Spider-Man: Homecoming: Örümcek Adam’ın Marvel Sinematik Evreni’ne Dönüşü
Marvel‘ın 2017 yılı için en iddialı yapımlarından biri olan Spider-Man: Homecoming, Örümcek Adam’ı Marvel Sinematik Evreni’ne (MCU) resmi olarak entegre eden, uzun zamandır beklenen bir filmdi. Genç yıldız Tom Holland‘ın başrolünü üstlendiği bu yapım, süper kahraman filmlerine taze bir soluk getirirken, Peter Parker’ın lise yaşamı ve süper kahramanlık sorumlulukları arasındaki denge arayışını merkeze aldı. Film, sadece fragmanıyla bile büyük bir heyecan yaratmış, izleyicilere Örümcek Adam’ın yeni evrendeki macerasına dair ilk ipuçlarını sunmuştu.
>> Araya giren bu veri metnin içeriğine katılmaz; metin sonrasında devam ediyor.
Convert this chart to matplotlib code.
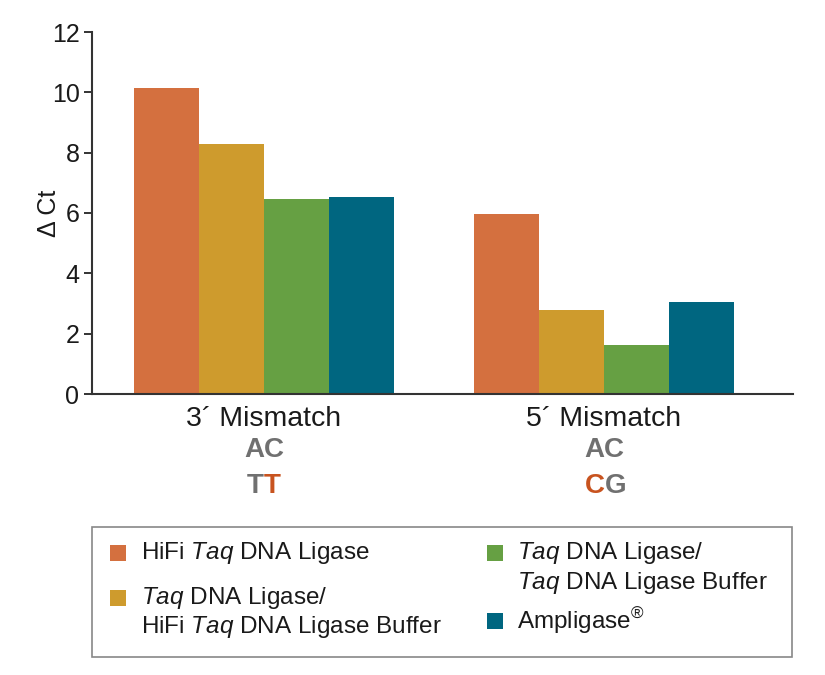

Filmin yayınlanacak fragmanından ilk görüntüler karşınızda:
7 Temmuz 2017’de vizyona girmesi beklenen Spider-Man Homecoming, sadece bir süper kahraman filmi olmakla kalmayıp, aynı zamanda lise komedisi unsurlarıyla gençlik dramasını harmanlayarak izleyicilere farklı bir deneyim vaat ediyordu. Bu makalede, filmin neden bu kadar önemli olduğunu, Tom Holland’ın karakteri nasıl canlandırdığını, ana düşmanı Akbaba’yı ve filmin genel etkisini detaylı bir şekilde inceleyeceğiz.
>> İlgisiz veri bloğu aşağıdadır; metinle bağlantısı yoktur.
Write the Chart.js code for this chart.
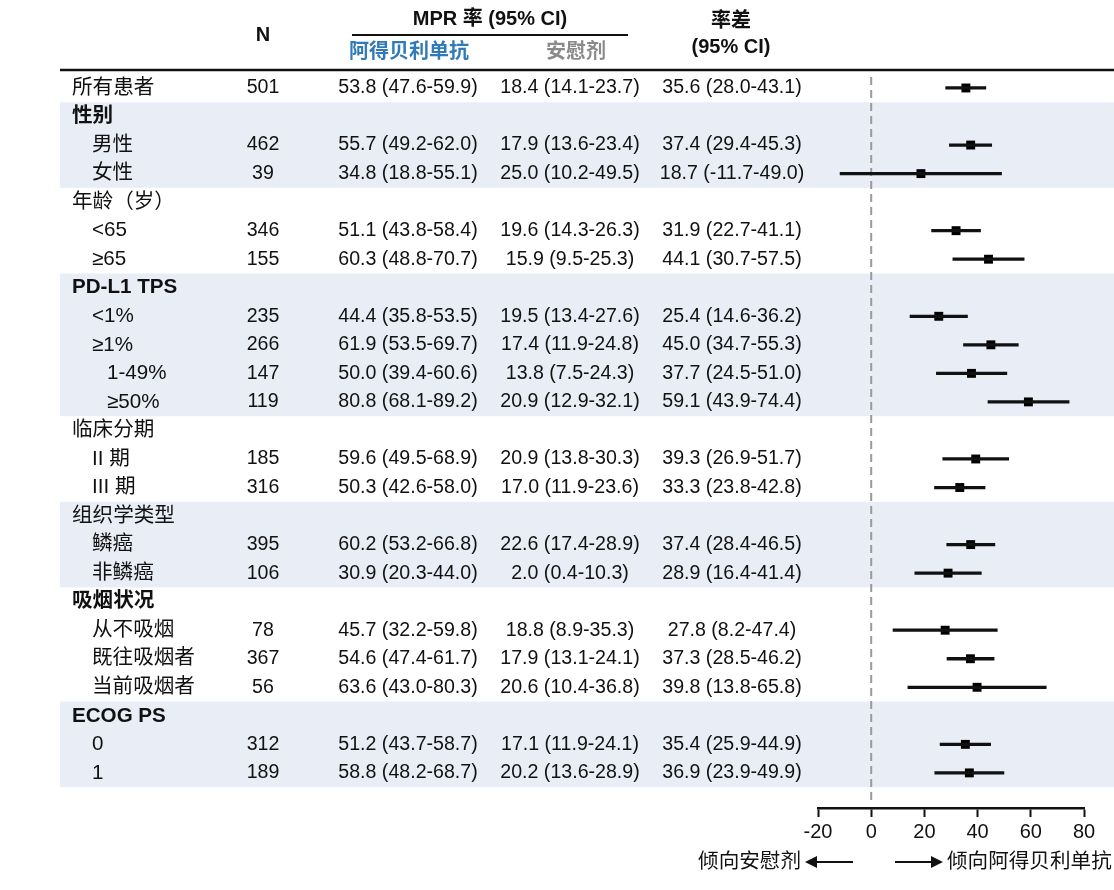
<!DOCTYPE html>
<html>
<head>
<meta charset="utf-8">
<script src="https://cdn.jsdelivr.net/npm/chart.js@4/dist/chart.umd.min.js"></script>
<style>
  html, body { margin: 0; padding: 0; background: #fff; }
  #wrap { width: 1114px; height: 890px; }
</style>
</head>
<body>
<div id="wrap"><canvas id="c" width="1114" height="890"></canvas></div>
<script>
// ---------------- DATA ----------------
const rowLabels = ['所有患者','性别','男性','女性','年龄（岁）','<65','≥65','PD-L1 TPS','<1%','≥1%','1-49%','≥50%','临床分期','II 期','III 期','组织学类型','鳞癌','非鳞癌','吸烟状况','从不吸烟','既往吸烟者','当前吸烟者','ECOG PS','0','1'];
const rowIndent = [0,0,1,1,0,1,1,0,1,1,2,2,0,1,1,0,1,1,0,1,1,1,0,1,1];
const rowBold   = [0,1,0,0,0,0,0,1,0,0,0,0,0,0,0,0,0,0,1,0,0,0,1,0,0];
const bandGroups = [[1,3],[7,11],[15,17],[22,24]];
const nValues = ['501','','462','39','','346','155','','235','266','147','119','','185','316','','395','106','','78','367','56','','312','189'];

const adebRate = [53.8,null,55.7,34.8,null,51.1,60.3,null,44.4,61.9,50.0,80.8,null,59.6,50.3,null,60.2,30.9,null,45.7,54.6,63.6,null,51.2,58.8];
const adebLo   = [47.6,null,49.2,18.8,null,43.8,48.8,null,35.8,53.5,39.4,68.1,null,49.5,42.6,null,53.2,20.3,null,32.2,47.4,43.0,null,43.7,48.2];
const adebHi   = [59.9,null,62.0,55.1,null,58.4,70.7,null,53.5,69.7,60.6,89.2,null,68.9,58.0,null,66.8,44.0,null,59.8,61.7,80.3,null,58.7,68.7];

const placRate = [18.4,null,17.9,25.0,null,19.6,15.9,null,19.5,17.4,13.8,20.9,null,20.9,17.0,null,22.6,2.0,null,18.8,17.9,20.6,null,17.1,20.2];
const placLo   = [14.1,null,13.6,10.2,null,14.3,9.5,null,13.4,11.9,7.5,12.9,null,13.8,11.9,null,17.4,0.4,null,8.9,13.1,10.4,null,11.9,13.6];
const placHi   = [23.7,null,23.4,49.5,null,26.3,25.3,null,27.6,24.8,24.3,32.1,null,30.3,23.6,null,28.9,10.3,null,35.3,24.1,36.8,null,24.1,28.9];

const diffVal  = [35.6,null,37.4,18.7,null,31.9,44.1,null,25.4,45.0,37.7,59.1,null,39.3,33.3,null,37.4,28.9,null,27.8,37.3,39.8,null,35.4,36.9];
const diffLo   = [28.0,null,29.4,-11.7,null,22.7,30.7,null,14.6,34.7,24.5,43.9,null,26.9,23.8,null,28.4,16.4,null,8.2,28.5,13.8,null,25.9,23.9];
const diffHi   = [43.1,null,45.3,49.0,null,41.1,57.5,null,36.2,55.3,51.0,74.4,null,51.7,42.8,null,46.5,41.4,null,47.4,46.2,65.8,null,44.9,49.9];

const xTicks = [-20, 0, 20, 40, 60, 80];
const headerTexts = { n: 'N', mpr: 'MPR 率 (95% CI)', armA: '阿得贝利单抗', armB: '安慰剂', diff1: '率差', diff2: '(95% CI)' };
const favourLeft = '倾向安慰剂';
const favourRight = '倾向阿得贝利单抗';

// ---------------- STYLE ----------------
const FONT = "'Liberation Sans', 'Noto Sans CJK SC', sans-serif";
const TEXT = '#111111';
const BAND = '#e9eef6';
const BLUE = '#2f7ab8';
const GRAY = '#8a8a8a';

function fmt(v, lo, hi) {
  return v.toFixed(1) + ' (' + lo.toFixed(1) + '-' + hi.toFixed(1) + ')';
}

const ciData = [];
const ptData = [];
diffVal.forEach((v, i) => {
  if (v === null) return;
  ciData.push({ y: i, x: [diffLo[i], diffHi[i]] });
  ptData.push({ x: v, y: i });
});

const tablePlugin = {
  id: 'forestTable',
  beforeDraw(chart) {
    const { ctx } = chart;
    const y = chart.scales.y;
    ctx.save();
    ctx.fillStyle = '#fff';
    ctx.fillRect(0, 0, chart.width, chart.height);
    ctx.fillStyle = BAND;
    bandGroups.forEach(([a, b]) => {
      const top = y.getPixelForValue(a - 0.5);
      const bot = y.getPixelForValue(b + 0.5);
      ctx.fillRect(60, top, chart.width - 60, bot - top);
    });
    ctx.restore();
  },
  beforeDatasetsDraw(chart) {
    const { ctx, chartArea } = chart;
    const x0 = chart.scales.x.getPixelForValue(0);
    ctx.save();
    ctx.strokeStyle = '#9a9a9a';
    ctx.lineWidth = 2;
    ctx.setLineDash([8, 5]);
    ctx.beginPath();
    ctx.moveTo(x0, chartArea.top + 5);
    ctx.lineTo(x0, chartArea.bottom - 6);
    ctx.stroke();
    ctx.restore();
  },
  afterDraw(chart) {
    const { ctx } = chart;
    const y = chart.scales.y;
    ctx.save();
    ctx.textBaseline = 'middle';
    ctx.fillStyle = TEXT;

    // header
    ctx.textAlign = 'center';
    ctx.font = 'bold 20px ' + FONT;
    ctx.fillText(headerTexts.n, 263, 35);
    ctx.fillText(headerTexts.mpr, 490, 19);
    ctx.fillText(headerTexts.diff1, 731, 21);
    ctx.fillText(headerTexts.diff2, 731, 47);
    ctx.fillStyle = BLUE;
    ctx.fillText(headerTexts.armA, 409, 52);
    ctx.fillStyle = GRAY;
    ctx.fillText(headerTexts.armB, 576, 52);

    ctx.strokeStyle = TEXT;
    ctx.lineWidth = 2;
    ctx.beginPath();
    ctx.moveTo(352, 35); ctx.lineTo(628, 35);
    ctx.stroke();
    ctx.lineWidth = 2.5;
    ctx.beginPath();
    ctx.moveTo(60, 70); ctx.lineTo(chart.width, 70);
    ctx.stroke();

    // rows
    ctx.fillStyle = TEXT;
    rowLabels.forEach((lab, i) => {
      const py = y.getPixelForValue(i);
      ctx.textAlign = 'left';
      ctx.font = (rowBold[i] ? 'bold ' : '') + '20.6px ' + FONT;
      const lx = rowIndent[i] === 0 ? 72 : (rowIndent[i] === 1 ? 92 : 107);
      ctx.fillText(lab, lx, py);
      ctx.textAlign = 'center';
      ctx.font = '19.6px ' + FONT;
      if (nValues[i]) ctx.fillText(nValues[i], 263, py);
      if (adebRate[i] !== null) ctx.fillText(fmt(adebRate[i], adebLo[i], adebHi[i]), 408, py);
      if (placRate[i] !== null) ctx.fillText(fmt(placRate[i], placLo[i], placHi[i]), 570, py);
      if (diffVal[i] !== null) ctx.fillText(fmt(diffVal[i], diffLo[i], diffHi[i]), 732, py);
    });

    // favour arrows
    const ay = 862;
    ctx.font = '20.6px ' + FONT;
    ctx.textAlign = 'right';
    ctx.fillText(favourLeft, 801, ay);
    ctx.textAlign = 'left';
    ctx.fillText(favourRight, 947, ay);
    ctx.lineWidth = 2;
    ctx.beginPath();
    ctx.moveTo(853, ay); ctx.lineTo(814, ay);
    ctx.moveTo(895, ay); ctx.lineTo(932, ay);
    ctx.stroke();
    ctx.beginPath();
    ctx.moveTo(805, ay); ctx.lineTo(817, ay - 6); ctx.lineTo(817, ay + 6); ctx.closePath();
    ctx.moveTo(943, ay); ctx.lineTo(931, ay - 6); ctx.lineTo(931, ay + 6); ctx.closePath();
    ctx.fill();
    ctx.restore();
  }
};

Chart.defaults.font.family = FONT;
Chart.defaults.color = TEXT;

new Chart(document.getElementById('c'), {
  type: 'scatter',
  data: {
    datasets: [
      {
        type: 'bar',
        indexAxis: 'y',
        data: ciData,
        backgroundColor: '#111',
        borderWidth: 0,
        barThickness: 2.6,
        grouped: false
      },
      {
        type: 'scatter',
        data: ptData,
        pointStyle: 'rect',
        radius: 6.3,
        backgroundColor: '#000',
        borderWidth: 0
      }
    ]
  },
  options: {
    responsive: false,
    animation: false,
    events: [],
    layout: { padding: { left: 818, right: 30, top: 72, bottom: 0 } },
    plugins: { legend: { display: false }, tooltip: { enabled: false } },
    scales: {
      x: {
        type: 'linear',
        min: -20, max: 80,
        offset: false,
        afterBuildTicks: (axis) => { axis.ticks = xTicks.map(v => ({ value: v })); },
        afterFit: (axis) => { axis.height = 82; },
        ticks: { font: { size: 20 }, color: TEXT, padding: 3 },
        grid: { drawOnChartArea: false, drawTicks: true, tickLength: 9, tickWidth: 2, color: TEXT, offset: false },
        border: { display: true, color: TEXT, width: 2.5 }
      },
      y: {
        type: 'linear',
        display: false,
        reverse: true,
        offset: false,
        grid: { offset: false },
        min: -0.56, max: 25.23
      }
    }
  },
  plugins: [tablePlugin]
});
</script>
</body>
</html>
Yeni Bir Başlangıç: Tom Holland Dönemi
Spider-Man karakteri, sinema tarihinde Tobey Maguire ve Andrew Garfield gibi isimler tarafından daha önce canlandırılmıştı. Ancak Marvel Stüdyoları ve Sony Pictures arasındaki anlaşma, karakterin MCU’ya dahil olmasını sağlayarak yepyeni bir dönemin kapılarını araladı. Bu yeni dönemin yüzü ise, 2016 yapımı Captain America: Civil War filmindeki kısa ama etkileyici performansıyla kendini kanıtlamış olan Tom Holland oldu. Holland’ın seçimi, Peter Parker’ın genç, enerjik ve biraz da sakar hallerini mükemmel bir şekilde yansıtmasıyla büyük beğeni topladı.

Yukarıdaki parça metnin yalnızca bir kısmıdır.